Copy only what lies from the line containing "Emit a Python" through the line containing "return px / W" in the entries below, keeping both end lines exact and dropping every picture.

[Source code of charts]

^^^^

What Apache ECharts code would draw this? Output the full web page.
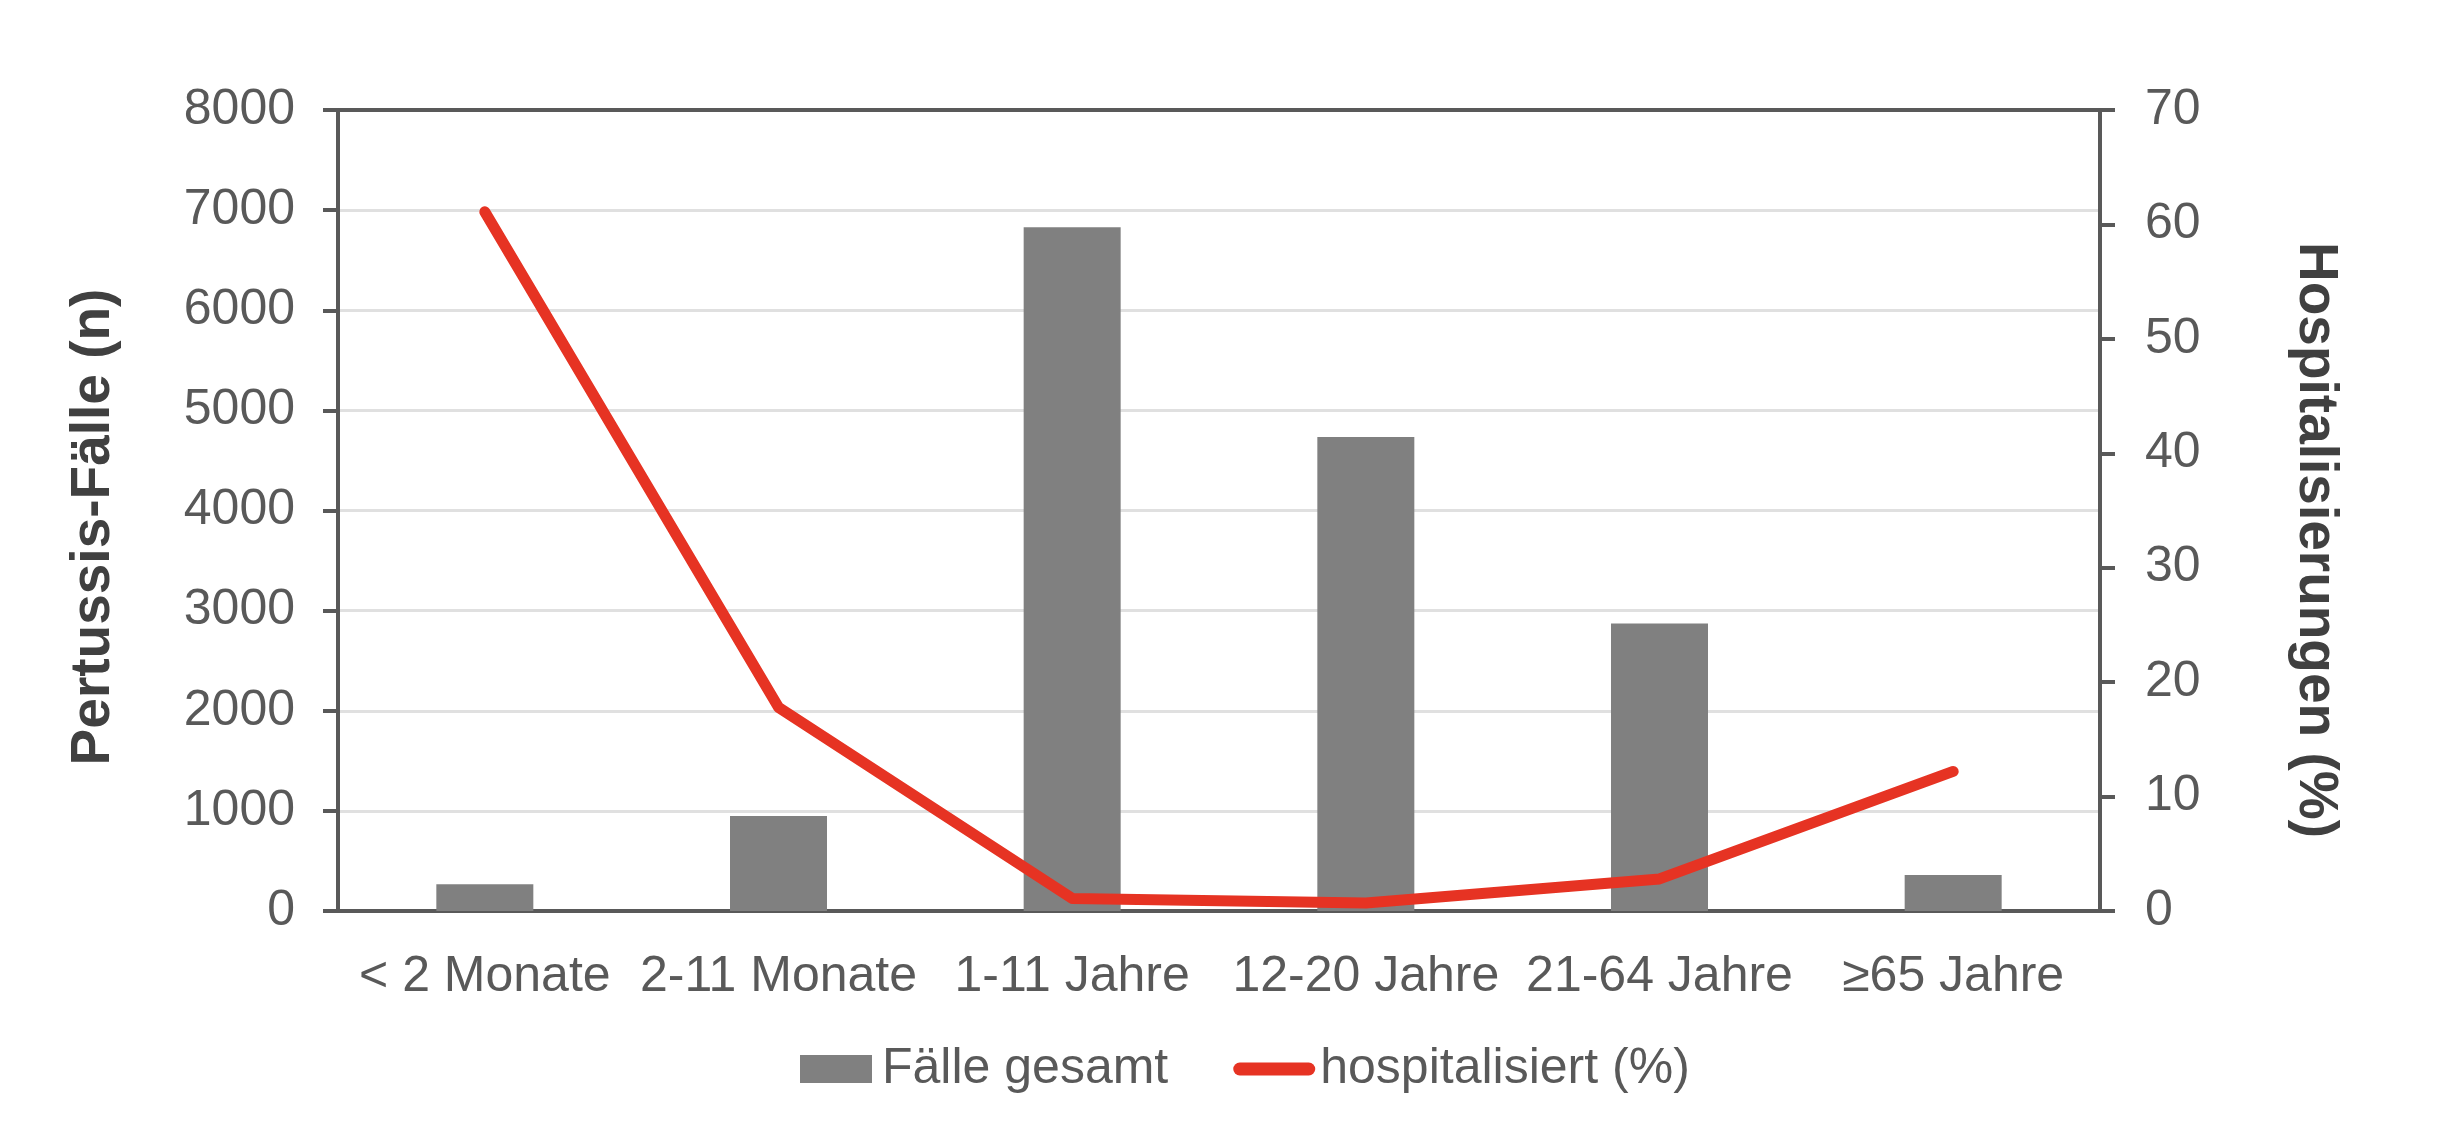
<!DOCTYPE html>
<html>
<head>
<meta charset="utf-8">
<title>Pertussis-Fälle und Hospitalisierungen</title>
<script src="https://cdn.jsdelivr.net/npm/echarts@6.0.0/dist/echarts.min.js"></script>
<style>
  html, body { margin: 0; padding: 0; background: #fff; }
  #chart { width: 2438px; height: 1146px; }
</style>
</head>
<body>
<div id="chart"></div>
<script>
  // age groups
  const categories = ["< 2 Monate", "2-11 Monate", "1-11 Jahre", "12-20 Jahre", "21-64 Jahre", "≥65 Jahre"];
  // total cases (left axis)
  const casesTotal = [268, 948, 6830, 4735, 2872, 360];
  // share hospitalised in % (right axis)
  const hospitalPct = [61.1, 17.8, 1.1, 0.7, 2.8, 12.2];

  const leftTicks = { min: 0, max: 8000, interval: 1000 };
  const rightTicks = { min: 0, max: 70, interval: 10 };

  const axisColor = "#595959";
  const fontFamily = "'Liberation Sans', Arial, sans-serif";

  const chart = echarts.init(document.getElementById("chart"), null, { renderer: "canvas" });

  chart.setOption({
    animation: false,
    backgroundColor: "#ffffff",
    textStyle: { fontFamily: fontFamily },
    grid: {
      left: 338,
      right: 338,
      top: 110,
      bottom: 235,
      show: true,
      borderColor: axisColor,
      borderWidth: 4
    },
    legend: {
      left: 800,
      top: 1044,
      itemWidth: 82,
      itemHeight: 28,
      itemGap: 65,
      padding: 0,
      textStyle: { fontSize: 50, color: axisColor, fontFamily: fontFamily },
      data: [
        { name: "Fälle gesamt", icon: "path://M0,0H72V28H0Z" },
        {
          name: "hospitalisiert (%)",
          icon: "path://M6.5,0H75.5A6.5,6.5,0,0,1,75.5,13H6.5A6.5,6.5,0,0,1,6.5,0Z",
          itemStyle: { borderWidth: 0 }
        }
      ]
    },
    xAxis: {
      type: "category",
      data: categories,
      axisLine: { show: true, lineStyle: { color: axisColor, width: 4 } },
      axisTick: { show: false },
      axisLabel: { interval: 0, margin: 41, fontSize: 50, color: axisColor }
    },
    yAxis: [
      {
        type: "value",
        min: leftTicks.min,
        max: leftTicks.max,
        interval: leftTicks.interval,
        name: "Pertussis-Fälle (n)",
        nameLocation: "middle",
        nameGap: 217,
        nameTextStyle: { fontSize: 55, fontWeight: "bold", color: "#404040", padding: [0, 33, 0, 0] },
        axisLine: { show: true, lineStyle: { color: axisColor, width: 4 } },
        axisTick: { show: true, length: 15, lineStyle: { color: axisColor, width: 4 } },
        axisLabel: {
          margin: 43,
          fontSize: 50,
          color: axisColor,
          formatter: function (v) { return String(v); }
        },
        splitLine: {
          show: true,
          showMinLine: false,
          showMaxLine: false,
          lineStyle: { color: "#e0e0e0", width: 3 }
        }
      },
      {
        type: "value",
        position: "right",
        min: rightTicks.min,
        max: rightTicks.max,
        interval: rightTicks.interval,
        name: "Hospitalisierungen (%)",
        nameLocation: "middle",
        nameRotate: -90,
        nameGap: 188,
        nameTextStyle: { fontSize: 55, fontWeight: "bold", color: "#404040", padding: [0, 0, 0, 59] },
        axisLine: { show: true, lineStyle: { color: axisColor, width: 4 } },
        axisTick: { show: true, length: 15, lineStyle: { color: axisColor, width: 4 } },
        axisLabel: { margin: 45, fontSize: 50, color: axisColor },
        splitLine: { show: false }
      }
    ],
    series: [
      {
        name: "Fälle gesamt",
        type: "bar",
        yAxisIndex: 0,
        data: casesTotal,
        barWidth: 97,
        itemStyle: { color: "#808080" }
      },
      {
        name: "hospitalisiert (%)",
        type: "line",
        yAxisIndex: 1,
        data: hospitalPct,
        symbol: "none",
        smooth: false,
        itemStyle: { color: "#e63323" },
        lineStyle: { color: "#e63323", width: 11, cap: "round", join: "round" }
      }
    ]
  });
</script>
</body>
</html>
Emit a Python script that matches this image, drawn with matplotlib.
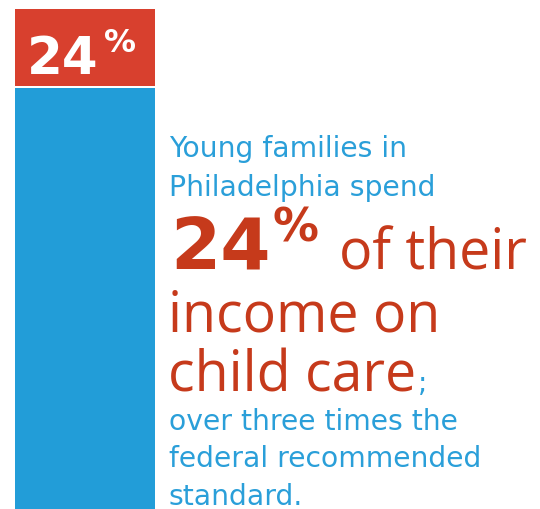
import matplotlib
matplotlib.use("Agg")
import matplotlib.pyplot as plt

# DATA
share_pct = 24
bar_segments = ["rest of income", "child care"]
bar_heights = [84.2, 15.4]          # share of the drawn bar (top part is the label box)
intro_lines = ["Young families in", "Philadelphia spend"]
big_lines = ["of their", "income on", "child care"]
outro_lines = ["over three times the", "federal recommended", "standard."]

# COLORES
BLUE = "#229DD8"
BOX_RED = "#D8402E"
TEXT_RED = "#C63A1B"
TXT_BLUE = "#2A9FD9"

W, H = 540, 510
fig = plt.figure(figsize=(W / 100, H / 100), dpi=100)
fig.patch.set_facecolor("white")


def fx(px):
    return px / W


def fy(py):
    return 1 - py / H


# ---- BARRA ----
ax = fig.add_axes([fx(15), 0, 140 / W, 500 / H])
ax.bar([0], [bar_heights[0]], width=1, color=BLUE, linewidth=0)
ax.bar([0], [bar_heights[1]], bottom=[bar_heights[0] + 0.4], width=1,
       color=BOX_RED, linewidth=0)
ax.set_xlim(-0.5, 0.5)
ax.set_ylim(0, 100)
ax.axis("off")

renderer = fig.canvas.get_renderer()


def right_edge(t):
    bb = t.get_window_extent(renderer=renderer)
    return bb.x1 / W


# etiqueta blanca dentro del recuadro rojo
t = fig.text(fx(27), fy(74), str(share_pct), color="white", fontsize=37,
             fontweight="bold", family="DejaVu Sans", va="baseline")
fig.text(right_edge(t) + fx(5), fy(28), "%", color="white", fontsize=23,
         fontweight="bold", family="DejaVu Sans", va="top")

# ---- TEXTO ----
blue_kw = dict(color=TXT_BLUE, fontsize=20.3, family="DejaVu Sans", va="baseline")
red_kw = dict(color=TEXT_RED, fontsize=40, family="Open Sans", va="baseline")

for i, line in enumerate(intro_lines):
    fig.text(fx(169), fy(157 + 39 * i), line, **blue_kw)

t = fig.text(fx(170), fy(270), str(share_pct), color=TEXT_RED, fontsize=52,
             fontweight="bold", family="DejaVu Sans", va="baseline")
t2 = fig.text(right_edge(t) + fx(2), fy(207), "%", color=TEXT_RED, fontsize=33,
              fontweight="bold", family="DejaVu Sans", va="top")
fig.text(right_edge(t2) + fx(20), fy(270), big_lines[0], **red_kw)

fig.text(fx(168), fy(332), big_lines[1], **red_kw)
t = fig.text(fx(168), fy(392), big_lines[2], **red_kw)
fig.text(right_edge(t) + fx(2), fy(392), ";", **blue_kw)

for i, line in enumerate(outro_lines):
    fig.text(fx(169), fy(430 + 37.5 * i), line, **blue_kw)

fig.savefig("out.png", dpi=100)
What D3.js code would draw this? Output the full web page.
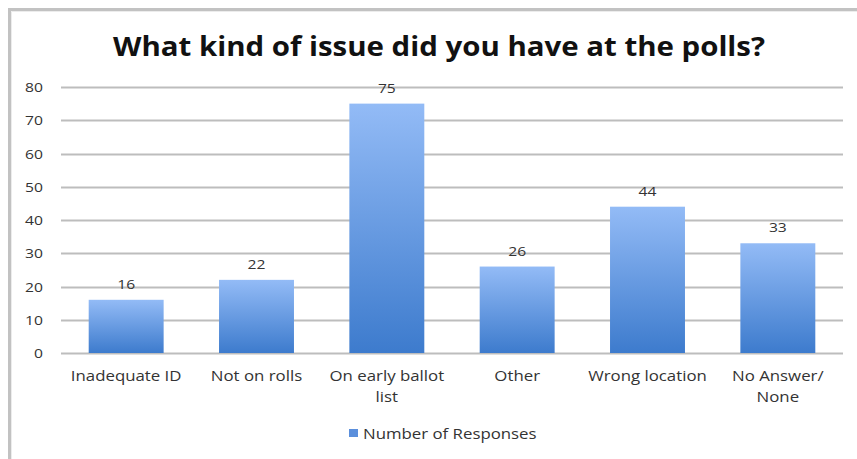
<!DOCTYPE html>
<html><head><meta charset="utf-8">
<script src="https://cdn.jsdelivr.net/npm/d3@7"></script>
<style>body{margin:0;background:#fff}svg{display:block}</style>
</head><body>
<svg id="c" width="857" height="459"></svg>
<script>
const categories = [["Inadequate ID"],["Not on rolls"],["On early ballot","list"],["Other"],["Wrong location"],["No Answer/","None"]];
const values = [16, 22, 75, 26, 44, 33];
const yTicks = [0,10,20,30,40,50,60,70,80];
const title = "What kind of issue did you have at the polls?";
const seriesName = "Number of Responses";

const svg = d3.select("#c");
const font = "'Open Sans', sans-serif";
const SX = 1.16; // horizontal stretch of the reference's lettering

function stretched(parent, px, py, anchor){
  return parent.append("g").attr("transform",`translate(${px},${py}) scale(${SX},1)`)
    .append("text").attr("x",0).attr("y",0).attr("text-anchor",anchor).attr("font-family",font);
}

// frame
svg.append("path").attr("d","M9.5,480 V9.5 H900").attr("fill","none").attr("stroke","#c2c2c2").attr("stroke-width",3);
svg.append("path").attr("d","M11.5,480 V11.5 H900").attr("fill","none").attr("stroke","#ececec").attr("stroke-width",1);

const defs = svg.append("defs");
const g = defs.append("linearGradient").attr("id","bg").attr("x1",0).attr("y1",0).attr("x2",0).attr("y2",1);
g.append("stop").attr("offset","0%").attr("stop-color","#93bbf6");
g.append("stop").attr("offset","100%").attr("stop-color","#3d7bcd");

const x = d3.scaleBand().domain(d3.range(values.length)).range([61,843]).paddingInner(0.425).paddingOuter(0.2125);
const y = d3.scaleLinear().domain([0,80]).range([353,87]);

// gridlines
svg.append("g").selectAll("line").data(yTicks).join("line")
  .attr("x1",61).attr("x2",843).attr("y1",d=>Math.round(y(d))+0.5).attr("y2",d=>Math.round(y(d))+0.5)
  .attr("stroke","#bdbdbd").attr("stroke-width",2);

// y axis labels
const ya = svg.append("g");
yTicks.forEach(d=>{
  stretched(ya, 43, y(d)+5, "end").attr("font-size",13.5).attr("fill","#333").text(d);
});

// bars
svg.append("g").selectAll("rect").data(values).join("rect")
  .attr("x",(d,i)=>x(i)).attr("width",x.bandwidth())
  .attr("y",d=>y(d)).attr("height",d=>y(0)-y(d)).attr("fill","url(#bg)");

// value labels
const vl = svg.append("g");
values.forEach((d,i)=>{
  stretched(vl, x(i)+x.bandwidth()/2, y(d)-11, "middle").attr("font-size",13.5).attr("fill","#333").text(d);
});

// category labels
const cl = svg.append("g");
categories.forEach((lines,i)=>{
  lines.forEach((l,j)=>{
    stretched(cl, x(i)+x.bandwidth()/2, 381+j*20.5, "middle").attr("font-size",14.5).attr("fill","#333").text(l);
  });
});

// title
svg.append("text").attr("x",439).attr("y",56).attr("text-anchor","middle")
  .attr("font-family",font).attr("font-weight","bold").attr("font-size",26.5).attr("fill","#111")
  .attr("textLength",652).attr("lengthAdjust","spacingAndGlyphs").text(title);

// legend
svg.append("rect").attr("x",349).attr("y",429).attr("width",9).attr("height",8).attr("fill","#5b8fdc");
stretched(svg, 363, 439, "start").attr("font-size",14.5).attr("fill","#333").text(seriesName);
</script>
</body></html>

^^^^

Worked solution:
Emit a Python script that matches this image, drawn with matplotlib.
import matplotlib
matplotlib.use("Agg")
import matplotlib.pyplot as plt

# DATA
share_pct = 24
bar_segments = ["rest of income", "child care"]
bar_heights = [84.2, 15.4]          # share of the drawn bar (top part is the label box)
intro_lines = ["Young families in", "Philadelphia spend"]
big_lines = ["of their", "income on", "child care"]
outro_lines = ["over three times the", "federal recommended", "standard."]

# COLORES
BLUE = "#229DD8"
BOX_RED = "#D8402E"
TEXT_RED = "#C63A1B"
TXT_BLUE = "#2A9FD9"

W, H = 540, 510
fig = plt.figure(figsize=(W / 100, H / 100), dpi=100)
fig.patch.set_facecolor("white")


def fx(px):
    return px / W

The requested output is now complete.